In response to the hearsay objection, the prosecutor had Hanes testify about a statewide database available to probation officers. Probation officers log notes of their contacts with probationers in the database and report on the failure of probationers to abide by their conditions of probation. According to Hanes, probation officers regularly access the database and rely on information maintained there. The district court found the database to be a business record under K.S.A. 60-460(m) and, therefore, an exception to the general rule excluding hearsay as evidence. The district court allowed Hanes to testify to the content of the notes and other information Ketley entered in the database, although copies of those entries were never offered or admitted as evidence.
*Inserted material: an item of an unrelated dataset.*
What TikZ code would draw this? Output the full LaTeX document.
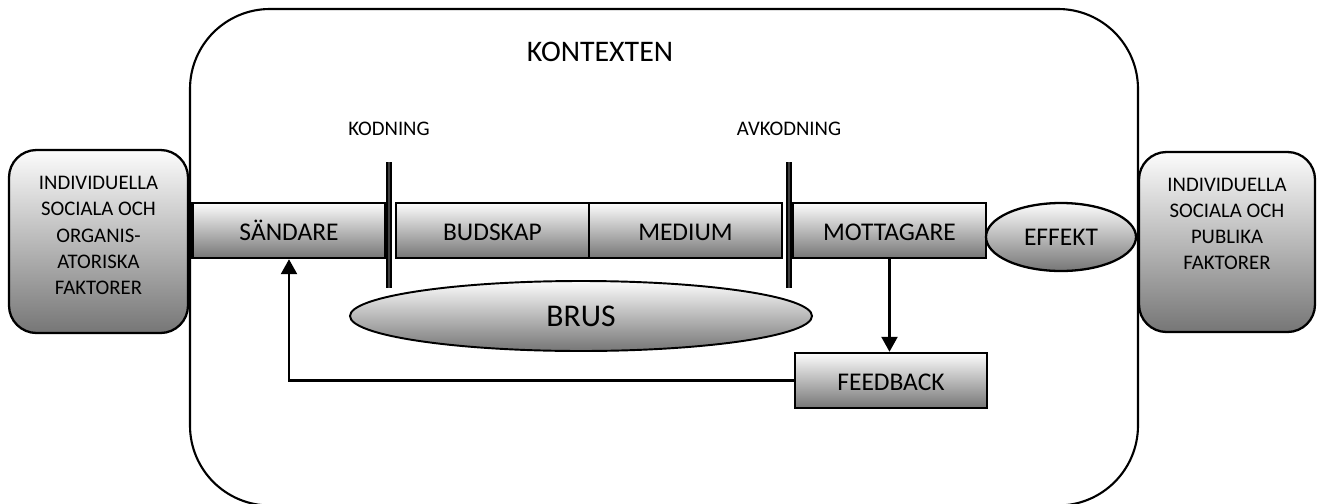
\documentclass[tikz,border=0pt]{standalone}
\usepackage{fontspec}
\setmainfont{Carlito}
\usepackage{tikz}
\usetikzlibrary{calc, shapes.geometric, arrows.meta}
\definecolor{light}{RGB}{252, 252, 252}
\definecolor{mid}{RGB}{118, 118, 118}
\newcommand{\boxfont}{\fontsize{14.5}{17}\selectfont}
\newcommand{\smallfont}{\fontsize{11.8}{14.9}\selectfont}
\tikzset{
  grayfade/.style={top color=light, bottom color=mid},
  part/.style={draw, grayfade, line width=1.4pt, minimum width=3.86cm,
               minimum height=1.1cm, text height=2.8ex, text depth=0.3ex, font=\boxfont},
  sidebox/.style={draw, grayfade, line width=1.3pt, rounded corners=0.55cm},
  bar/.style={line width=1.1pt, double=darkgray, double distance=0.8pt},
  flow/.style={line width=1.4pt, -{Triangle[length=3mm, width=3.2mm]}}
}
\begin{document}
\begin{tikzpicture}[scale=1, thick]

  \useasboundingbox (0, 0) rectangle (26.38, 10.06);

  \draw[line width=1.2pt, rounded corners=1.6cm] (3.80, -0.05) rectangle (22.76, 9.88);
  \node[font=\fontsize{17}{20}\selectfont] (kontexten) at (12.0, 9.02) {KONTEXTEN};

  \node[sidebox, minimum width=3.58cm, minimum height=3.66cm] (leftbox) at (1.97, 5.23) {};
  \node[align=center, font=\smallfont] (lefttext) at (1.97, 5.35)
    {INDIVIDUELLA\\SOCIALA OCH\\ORGANIS-\\ATORISKA\\FAKTORER};
  \node[sidebox, minimum width=3.52cm, minimum height=3.60cm] (rightbox) at (24.54, 5.22) {};
  \node[align=center, font=\smallfont] (righttext) at (24.54, 5.58)
    {INDIVIDUELLA\\SOCIALA OCH\\PUBLIKA\\FAKTORER};

  \foreach \name/\x/\txt in {sandare/5.78/SÄNDARE, budskap/9.85/BUDSKAP,
                             medium/13.71/MEDIUM, mottagare/17.79/MOTTAGARE} {
    \node[part] (\name) at (\x, 5.45) {\txt};
  }

  \node[ellipse, draw, grayfade, line width=1.3pt, inner sep=0pt, minimum width=3.0cm,
        minimum height=1.36cm, font=\boxfont] (effekt) at (21.22, 5.32) {EFFEKT};

  \foreach \name/\x/\txt in {kodning/7.78/KODNING, avkodning/15.78/AVKODNING} {
    \node[font=\smallfont] (\name) at (\x, 7.49) {\txt};
    \draw[bar] (\x, 6.82) -- (\x, 4.30);
  }

  \node[ellipse, draw, grayfade, line width=1.1pt, inner sep=0pt, minimum width=9.24cm,
        minimum height=1.40cm, font=\fontsize{18}{21}\selectfont] (brus) at (11.62, 3.74) {BRUS};

  \node[part, minimum width=3.84cm] (feedback) at (17.82, 2.45) {FEEDBACK};

  \draw[flow] (mottagare.south) -- (mottagare.south |- feedback.north);
  \draw[flow] (feedback.west) -| (sandare.south);

\end{tikzpicture}
\end{document}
The district court did not address Hunt's confrontation objection.

After hearing argument from the lawyers, the district court ruled from the bench that Hunt had violated the terms of his probation. The district court found the technical violations had been proved by a preponderance of the evidence through Hanes' testimony. The district court also found sufficient evidence that Hanes committed new crimes in March by leaving the scene of an accident—the pickup rollover—and driving while suspended. Both are misdemeanors. K.S.A. 8-262 (driving while suspended); K.S.A. 8-

3 1602 (duty to remain at scene of accident resulting in personal injury or property damage). The district court apparently discounted the drugs and drug paraphernalia found in the pickup, saying: "That could be attributed to Mr. Hunt; maybe not. I don't know about that."

In considering an appropriate disposition in light of the violations, the district court pointed to the comparatively short time Hunt had been on probation when he rolled the pickup and mentioned the dispositional departure he received at sentencing. The district court suggested the time frame "didn't bode well" for Hunt if he were to remain on probation. But the district court did not again refer to the departure sentence. The district court went on to tell Hunt: "Until you make up your mind that you're going to stay away from this stuff, there's nothing else to do but pay the price." We take the reference to "stuff" to be Hunt's ongoing drug abuse and his unwillingness to participate in treatment. The district court ordered Hunt to serve the 36-month prison sentence. Hunt has appealed.

ANALYSIS

On appeal, Hunt says the district court improperly admitted evidence about the multiple technical violations and, in turn, that evidence impermissibly influenced the decision to revoke his probation. Given the record, we are constrained to agree. The appropriate remedy entails a remand for a limited hearing at which the district court should make new or supplemental findings based on only the evidence that has already been properly admitted.

The State bears the burden of proving alleged probation violations by a preponderance of the evidence. State v. Gumfory, 281 Kan.